Delaware Supreme Court reverses Chancery Court and upholds insider trading claims against KKR
December 28, 2011
Gardy & Notis, LLP has been appointed by the Court as lead counsel for shareholders of Primedia, Inc. (NYSE: PRM) seeking to recoup damages against Kolberg Kravis Roberts & Co. L.P., Henry R. Kravis, and other Primedia insiders based on allegations that KKR controls Primedia and used Primedia's inside information to buy Primedia securities at depressed prices and achieve roughly $150 million in insider trading profits.

After four years of litigation, the Delaware Chancery Court dismissed the case on July 14, 2010. With respect to whether KKR traded on Primedia's inside information, the Chancery court found that “KKR had the inside information and planned to trade on the basis of that inside information. They thought it was a great thing that they knew this stuff that wasn't yet out in the street. And in fact, they wanted to get their opportunity in before the street really perceived that Primedia was strengthening."
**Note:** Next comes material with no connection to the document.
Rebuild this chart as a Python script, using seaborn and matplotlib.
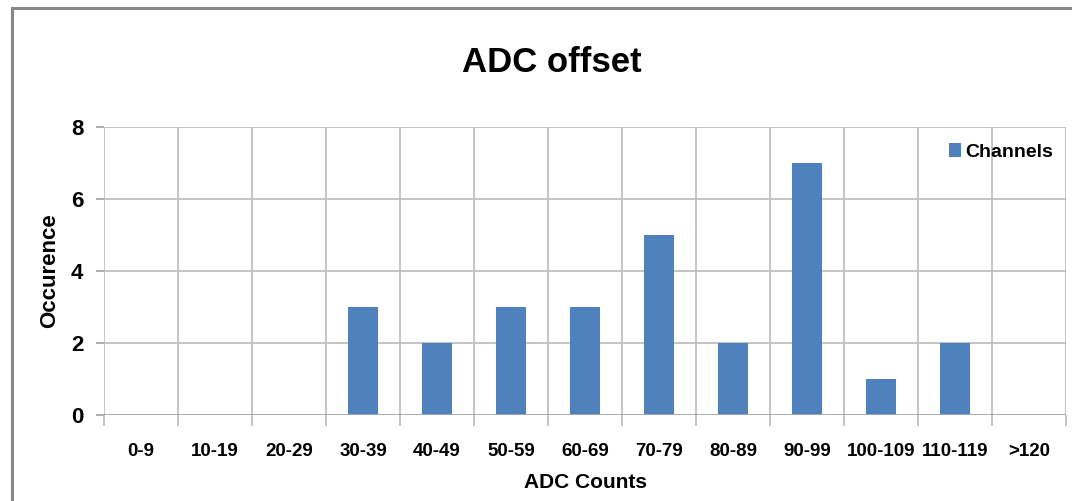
import matplotlib
matplotlib.use("Agg")
import matplotlib.pyplot as plt
import seaborn as sns
import pandas as pd
from matplotlib.patches import Rectangle

categories = ["0-9", "10-19", "20-29", "30-39", "40-49", "50-59", "60-69",
              "70-79", "80-89", "90-99", "100-109", "110-119", ">120"]
counts = [0, 0, 0, 3, 2, 3, 3, 5, 2, 7, 1, 2, 0]
series_name = "Channels"

sns.set_theme(style="white")
plt.rcParams['font.family'] = ['Liberation Sans', 'DejaVu Sans']
plt.rcParams['text.color'] = 'black'
plt.rcParams['axes.labelcolor'] = 'black'

df = pd.DataFrame({"cat": categories, "count": counts, "series": series_name})

W, H = 1072, 501
fig = plt.figure(figsize=(W / 100, H / 100), dpi=100)
ax = fig.add_axes([104 / W, 1 - 415 / H, (1066 - 104) / W, (415 - 127) / H])

bar_color = "#4F81BD"
sns.barplot(data=df, x="cat", y="count", hue="series", palette=[bar_color],
            width=0.405, ax=ax, saturation=1, zorder=3, linewidth=0)

n = len(categories)
ax.set_xlim(-0.5, n - 0.5)
ax.set_ylim(0, 8)
ax.set_yticks([0, 2, 4, 6, 8])

grid_c = "#BFBFBF"
for b in [i - 0.5 for i in range(n + 1)]:
    ax.axvline(b, color=grid_c, lw=1.3, zorder=1)
for yv in [2, 4, 6, 8]:
    ax.axhline(yv, color=grid_c, lw=1.3, zorder=1)
ax.axhline(0, color="#A6A6A6", lw=1.3, zorder=4)

for s in ax.spines.values():
    s.set_visible(False)

ax.set_xticks(range(n))
ax.set_xticklabels(categories)
ax.tick_params(axis="x", length=0, pad=20, labelsize=13.5, labelcolor="black")
ax.tick_params(axis="y", length=6, width=1.3, color="#A6A6A6", pad=9,
               labelsize=16, direction="out", left=True, labelcolor="black")
for lbl in ax.get_xticklabels() + ax.get_yticklabels():
    lbl.set_fontweight("bold")
# x tick marks at category boundaries
ax.set_xticks([i - 0.5 for i in range(n + 1)], minor=True)
ax.tick_params(axis="x", which="minor", length=8, width=1.3, color="#BFBFBF",
               bottom=True, direction="out")

ax.set_xlabel("ADC Counts", fontsize=15, fontweight="bold", va="center")
ax.xaxis.set_label_coords((585 - 104) / 962, (415 - 483) / 288)
ax.set_ylabel("Occurence", fontsize=16, fontweight="bold", va="center")
ax.yaxis.set_label_coords((50 - 104) / 962, 0.5)

fig.text(552 / W, 1 - 63 / H, "ADC offset", ha="center", va="center",
         fontsize=25, fontweight="bold")

leg = ax.legend(loc="center right", bbox_to_anchor=(0.987, 0.913),
                frameon=False, fontsize=14, handlelength=0.6, handleheight=0.7,
                handletextpad=0.25, borderpad=0, borderaxespad=0)
for t in leg.get_texts():
    t.set_fontweight("bold")

fig.patches.append(Rectangle((12 / W, -0.1), (1075 - 12) / W, 1 - 8 / H + 0.1,
                             transform=fig.transFigure, fill=False,
                             edgecolor="#888888", lw=2.2))

fig.savefig("out.png", dpi=100)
However, the Chancery Court determined that the insider trading claims asserted under Brophy v. Cities Service Co., 70 A.2d 5 (Del. Ch. 1949 ) were worthless because although KKR profited from its trades, Primedia itself was not damaged by KKR's purchases and did not have the financial ability to buy the shares, and therefore had no remedy to disgorge KKR's trading profits under the rule of law stated in Pfeiffer v. Toll, 989 A.2d 683 (Del. Ch. 2010).

Gardy & Notis, LLP appealed the decision to the Delaware Supreme Court, and on June 20, 2011, the Supreme Court reversed the Chancery Court. The Supreme Court found that:

• “[T]he Vice Chancellor held that under the law, as explained in Pfeiffer v. Toll, disgorgement is not an available remedy for most of the Brophy claims. But, Pfeiffer's holding—which requires a plaintiff to show that the corporation suffered actual harm before bringing a Brophy claim—is not a correct statement of our law. To the extent Pfeiffer v. Toll conflicts with our current interpretation of Brophy v. Cities Service Co., Pfeiffer cannot be Delaware law."

• “[A]ctual harm to the corporation is not required for a plaintiff to state a claim under Brophy…. As the court recognized in Brophy, it is inequitable to permit the fiduciary to profit from using confidential corporate information. Even if the corporation did not suffer actual harm, equity requires disgorgement of that profit."

• “We decline to adopt Pfeiffer's thoughtful, but unduly narrow, interpretation of Brophy and its progeny. We also disagree with the Pfeiffer court's conclusion that the purpose of Brophy is to “remedy harm to the corporation." In fact, Brophy explicitly held that the corporation did not need to suffer an actual loss for there to be a viable claim. Importantly, Brophy focused on preventing a fiduciary wrongdoer from being unjustly enriched. Moreover, we have found no cases requiring that the corporation suffer actual harm for a plaintiff to bring a Brophy claim. To read Brophy as applying only where the corporation has suffered actual harm improperly limits its holding."

The decision from the Supreme Court was listed on the Harvard law School Forum on Corporate Governance and Financial Regulation as one of the “Top Five Cases on corporate and commercial law from Delaware for 2011."

The case is In Re Primedia Inc. Derivative Litigation, C.A. No. 1808-VCL, Delaware Court of Chancery.